Some days must be dark and dreary.
Each of us has a choice. When clouds block out the sunshine, we can ”repine” (complain and fret) or we can ask the Lord to replenish our hope for the sunshine to break through the clouds. We can wallow in self-pity or we can look for the beautiful. On dreary days what I need to do is look for the beautiful. Because God is love, the beautiful is always there. We simply have to look for it, even if we must dry our tears to see it more clearly.
Those four words seemed like a message from the Lord: “Look for the beautiful.” The more I thought about it, the more I sensed this is the perspective the Lord wants me to have on dark and dreary days. Don’t waste time fretting — instead, look for the beautiful.
I wondered what I might find if I “googled” those four words. Google proved again that God is full of surprises. In 1899 a little known songwriter, Franklin Belden, composed the words and music of a song titled “Look for the Beautiful.” The first verse suggests that Belden was familiar with Longfellow’s poem for his counsel is similar to that of the famous poet:
Look for the beautiful, look for the true;
Sunshine and shadow are all around you.
Looking at evil we grope in the night,
Looking at Jesus we walk in the light.
Look for the beautiful, honor the right.
Belden composed three other verses, each using a different word for “look.” The second verse begins with “Think of the beautiful.” The third, “Talk of the beautiful, talk of thy Lord.” The final verse is an invitation to:
Live for the beautiful, love for the true,
Lifting the fallen as Christ lifted you.
Search for the jewels embedded in sin;
Bring them to Jesus, his blood washes clean;
Live for the beautiful, keep love within.
So what is “the beautiful?” Belden’s hymn suggests that we find the beautiful by “looking at Jesus,” and he invites us to “talk” about him and “live” for him.
Ultimately, for me, the beautiful is simply Jesus.

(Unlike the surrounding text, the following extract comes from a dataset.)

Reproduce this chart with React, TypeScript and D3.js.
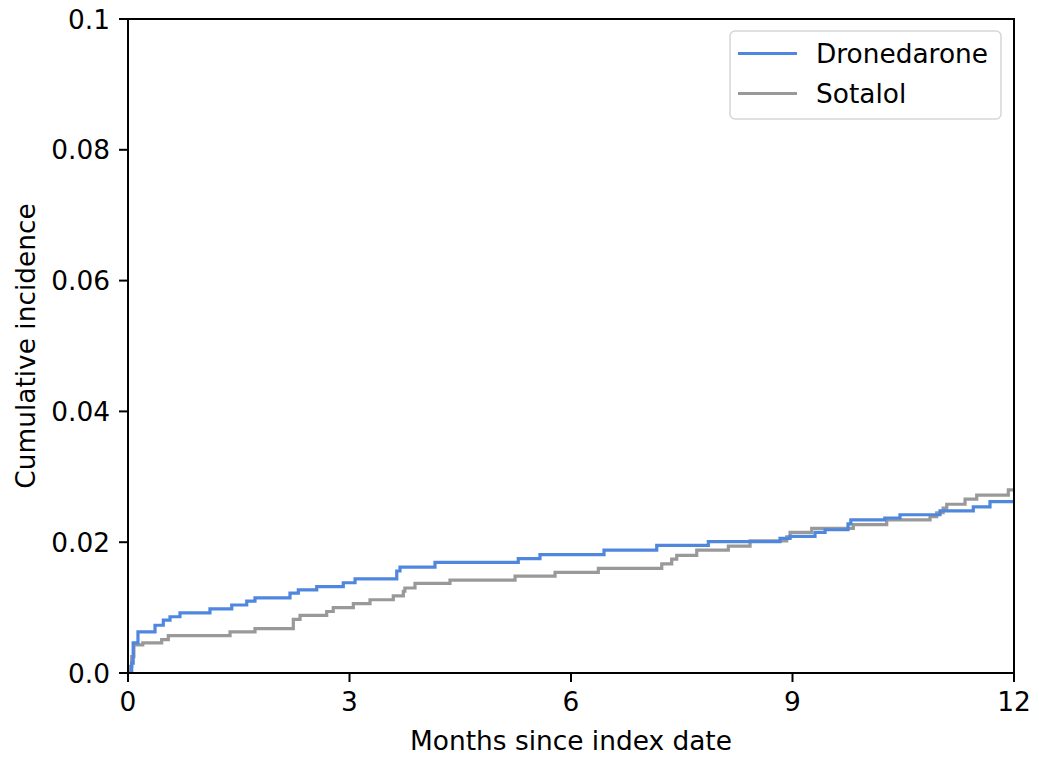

And no hymn proclaims his beauty more majestically than a classic German hymn of 12th century origin titled “Beautiful Savior.” In 1850 it was translated into English and given a new title: “Fairest Lord Jesus.”
Regrettably, the English translation robbed us of this superb original first verse:
Beautiful Savior, King of Creation,
Son of God and Son of Man.
Truly I’d love thee, truly I’d serve thee,
Light of my soul, my joy, my crown.
The English version, which I have loved since my childhood, still melts my heart whenever I sing it:
Fairest Lord Jesus, ruler of all nature,
O Thou of God and man the Son,
Thee will I cherish, Thee will I honor,
Thou, my soul’s glory, joy, and crown.
My “Beautiful Savior,” then, is what I find when I look for the beautiful. And of course what Jesus is constantly doing creates beautiful realities for us to behold:
The tears on the faces of two estranged friends who have forgiven each other and embraced each other.
The look on the face of an eight-year-old child who says to his pastor, “I want to be baptized and give my heart to Jesus.”
Reading again these words on a birthday card your wife gave you 25 years ago: “In the thoughtfulness you show, in the tender words you speak, I hear the welcome of your smile, or just your hand upon my cheek, I see how much God loves me, and my heart is grateful, too, for the very special miracle of sharing life with you.”
The awesome joy of hearing a friend’s voice on your phone saying, “I just wanted to hear the sound of your voice.”
The thrill of reading a card from a friend who has written, “Thank you for the influence you have had in my life.”
Look, then, for the beautiful. It’s all around you because your beautiful Savior is always with you no matter how dark and dreary the days. The sun is still shining because the Son says “shine.”